約0.20mmの光学ピンホール半径が鮮明で明確に定義されたディテールを生成することを理解した後、研究チームはこの開口部サイズを使用して、11cm、15cm、19cm離れたターゲットを画像化した。チームは、すべての距離にわたって3.07µmの中赤外波長で鮮明なイメージングを実現し、広い深度範囲を確認した。また、最大 35 cm 離れた場所に置かれた物体に対しても画像を鮮明に保つことができ、大きな被写界深度を実証した。

レンズなしの3Dイメージング
次に、研究チームは 2 種類の 3D イメージングにセットアップを使用した。3D飛行時間イメージングでは、同期した超高速パルスを光ゲートとして用いてマットセラミックウサギをイメージングし、ミクロンレベルの軸方向精度で3D形状を再構築することができた。入力をパルスあたり約 1.5 光子に減らした場合でも (非常に暗い場所でシミュレート)、この方法は相関ベースのノイズ除去後に 3D 画像を生成した。

また、わずかに異なる物体距離で積み重ねられた「ECNU」ターゲットの写真を2枚撮影し、それらを使用して実際のサイズと深さを計算することにより、2スナップショット深度イメージングも実行した。
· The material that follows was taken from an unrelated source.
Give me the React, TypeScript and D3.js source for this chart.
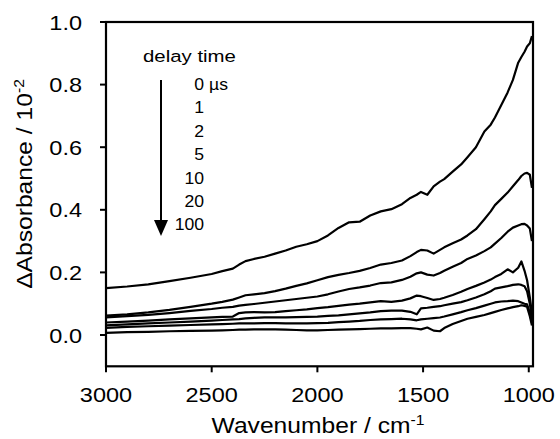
import React from "react";
import * as d3 from "d3";

// ---- data ----
const wavenumbers = [3000, 2900, 2800, 2700, 2600, 2500, 2450, 2400, 2370, 2340, 2300, 2250, 2200, 2150, 2100, 2050, 2000, 1950, 1900, 1850, 1800, 1750, 1700, 1650, 1600, 1560, 1530, 1510, 1480, 1450, 1420, 1400, 1360, 1320, 1290, 1250, 1210, 1180, 1160, 1130, 1100, 1075, 1050, 1035, 1020, 1008, 995, 985];

const delay0us = [0.150, 0.155, 0.162, 0.172, 0.183, 0.195, 0.204, 0.212, 0.225, 0.236, 0.243, 0.250, 0.260, 0.270, 0.282, 0.290, 0.300, 0.318, 0.342, 0.360, 0.362, 0.382, 0.395, 0.402, 0.418, 0.438, 0.448, 0.457, 0.448, 0.475, 0.490, 0.498, 0.522, 0.545, 0.568, 0.600, 0.650, 0.672, 0.695, 0.735, 0.775, 0.815, 0.870, 0.888, 0.905, 0.922, 0.932, 0.955];
const delay1us = [0.062, 0.066, 0.072, 0.080, 0.090, 0.100, 0.106, 0.113, 0.120, 0.127, 0.130, 0.134, 0.140, 0.148, 0.157, 0.165, 0.175, 0.185, 0.192, 0.198, 0.205, 0.214, 0.225, 0.230, 0.238, 0.252, 0.265, 0.272, 0.270, 0.260, 0.272, 0.280, 0.293, 0.305, 0.318, 0.338, 0.370, 0.395, 0.415, 0.435, 0.455, 0.475, 0.495, 0.508, 0.516, 0.518, 0.512, 0.470];
const delay2us = [0.056, 0.060, 0.064, 0.070, 0.077, 0.083, 0.087, 0.090, 0.094, 0.096, 0.099, 0.103, 0.107, 0.111, 0.115, 0.119, 0.123, 0.130, 0.139, 0.147, 0.152, 0.158, 0.166, 0.168, 0.176, 0.186, 0.197, 0.200, 0.193, 0.190, 0.198, 0.205, 0.218, 0.230, 0.243, 0.254, 0.268, 0.280, 0.292, 0.310, 0.330, 0.343, 0.350, 0.354, 0.355, 0.350, 0.340, 0.300];
const delay5us = [0.040, 0.043, 0.046, 0.050, 0.053, 0.056, 0.058, 0.059, 0.070, 0.072, 0.073, 0.072, 0.073, 0.076, 0.079, 0.082, 0.086, 0.089, 0.093, 0.097, 0.100, 0.104, 0.108, 0.106, 0.110, 0.117, 0.126, 0.124, 0.118, 0.112, 0.115, 0.119, 0.128, 0.138, 0.147, 0.157, 0.168, 0.177, 0.185, 0.195, 0.210, 0.200, 0.215, 0.235, 0.205, 0.175, 0.120, 0.070];
const delay10us = [0.031, 0.034, 0.037, 0.040, 0.043, 0.046, 0.048, 0.050, 0.051, 0.053, 0.055, 0.056, 0.056, 0.056, 0.057, 0.058, 0.059, 0.061, 0.063, 0.066, 0.069, 0.072, 0.076, 0.078, 0.078, 0.074, 0.066, 0.085, 0.087, 0.090, 0.092, 0.095, 0.100, 0.105, 0.111, 0.120, 0.130, 0.140, 0.148, 0.152, 0.156, 0.160, 0.162, 0.160, 0.156, 0.140, 0.100, 0.050];
const delay20us = [0.023, 0.026, 0.028, 0.030, 0.032, 0.034, 0.035, 0.036, 0.037, 0.037, 0.037, 0.038, 0.038, 0.037, 0.037, 0.037, 0.038, 0.039, 0.041, 0.043, 0.045, 0.048, 0.050, 0.051, 0.052, 0.050, 0.047, 0.050, 0.052, 0.054, 0.056, 0.059, 0.066, 0.073, 0.079, 0.086, 0.094, 0.100, 0.104, 0.107, 0.108, 0.110, 0.108, 0.104, 0.100, 0.098, 0.070, 0.040];
const delay100us = [0.007, 0.009, 0.010, 0.012, 0.013, 0.014, 0.015, 0.016, 0.017, 0.017, 0.018, 0.018, 0.018, 0.017, 0.016, 0.015, 0.015, 0.016, 0.017, 0.018, 0.019, 0.020, 0.021, 0.021, 0.022, 0.022, 0.020, 0.018, 0.024, 0.014, 0.012, 0.022, 0.035, 0.045, 0.052, 0.058, 0.064, 0.070, 0.074, 0.080, 0.085, 0.089, 0.092, 0.095, 0.093, 0.090, 0.060, 0.030];

const seriesList = [delay0us, delay1us, delay2us, delay5us, delay10us, delay20us, delay100us];
const legendLabels = ["0", "1", "2", "5", "10", "20", "100"];
const xTicks = [3000, 2500, 2000, 1500, 1000];
const yTicks = [0.0, 0.2, 0.4, 0.6, 0.8, 1.0];

const FONT = "'Liberation Sans', Arial, Helvetica, sans-serif";

function T(props: any) {
  const { x, y, size, anchor = "start", sx = 1.12, rotate = 0, children } = props;
  return (
    <text
      transform={`translate(${x},${y}) rotate(${rotate}) scale(${sx},1)`}
      fontSize={size}
      fontFamily={FONT}
      textAnchor={anchor}
      fill="#000"
    >
      {children}
    </text>
  );
}

export default function App() {
  const W = 560, H = 439;
  const left = 106, right = 533, top = 22, zeroY = 335;
  const x = d3.scaleLinear().domain([3000, 980]).range([left, right]);
  const y = d3.scaleLinear().domain([0, 1]).range([zeroY, top]);
  const bottom = y(-0.1);

  const line = d3
    .line<number>()
    .x((_, i) => x(wavenumbers[i]))
    .y((d) => y(d))
    .curve(d3.curveLinear);

  const legX = 204;
  const legBase = 90;
  const legStep = 23.4;

  return (
    <svg
      width={W}
      height={H}
      style={{ position: "absolute", left: 0, top: 0, background: "#fff" }}
    >
      <rect x={0} y={0} width={W} height={H} fill="#fff" />
      {/* curves */}
      {seriesList.map((s, i) => (
        <path
          key={i}
          d={line(s) || ""}
          fill="none"
          stroke="#000"
          strokeWidth={2.2}
          strokeLinejoin="round"
        />
      ))}
      {/* frame */}
      <rect
        x={left}
        y={top}
        width={right - left}
        height={bottom - top}
        fill="none"
        stroke="#000"
        strokeWidth={2.2}
      />
      {/* y ticks */}
      {yTicks.map((v) => (
        <g key={v}>
          <line x1={left - 6} x2={left} y1={y(v)} y2={y(v)} stroke="#000" strokeWidth={2} />
          <T x={82} y={y(v) + 7.5} size={21} anchor="end">
            {v.toFixed(1)}
          </T>
        </g>
      ))}
      {/* x ticks */}
      {xTicks.map((v) => (
        <g key={v}>
          <line x1={x(v)} x2={x(v)} y1={bottom} y2={bottom + 6} stroke="#000" strokeWidth={2} />
          <T x={x(v)} y={402} size={21} anchor="middle">
            {String(v)}
          </T>
        </g>
      ))}
      {/* axis titles */}
      <T x={318} y={433} size={22} anchor="middle" sx={1.12}>
        Wavenumber / cm
        <tspan fontSize={14} dy={-8}>-1</tspan>
      </T>
      <T x={31.5} y={184} size={22} anchor="middle" sx={1.12} rotate={-90}>
        ΔAbsorbance / 10
        <tspan fontSize={14} dy={-8}>-2</tspan>
      </T>
      {/* legend */}
      <T x={143} y={62} size={17} sx={1.2}>
        delay time
      </T>
      {legendLabels.map((lab, i) => (
        <T key={lab} x={legX} y={legBase + i * legStep} size={16} anchor="end" sx={1.1}>
          {lab}
        </T>
      ))}
      <T x={209} y={legBase} size={16} sx={1.1}>
        µs
      </T>
      <line x1={161} x2={161} y1={80} y2={222} stroke="#000" strokeWidth={2} />
      <polygon points="154,220 168,220 161,236" fill="#000" />
    </svg>
  );
}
この方法では、複雑なパルスタイミング技術を使用せずに、約6センチメートルの範囲で物体の深さを測定することができた。

研究チームは、中赤外非線形ピンホールイメージングシステムは依然として概念実証であり、比較的複雑でかさばるレーザセットアップが必要であると指摘している。しかし、新しい非線形材料と統合光源が開発されるにつれて、この技術ははるかにコンパクトになり、展開が容易になるはずである。

研究チームは現在、システムをより速く、より感度が高く、様々なイメージングシナリオに適応できるようにすることに取り組んでいる。チームの計画には、変換効率の向上、多様なシーンに合わせて光学ピンホールを再形成するための動的制御の追加、より広い中赤外線範囲にわたるカメラの動作の拡張が含まれている。

論文: Y. Li, K. Huang, J. Fang, Z. Wei, H. Zeng, “Mid-infrared nonlinear pinhole imaging,” 12, 1478-1485 (2025).
DOI: 10.1364/OPTICA.566042。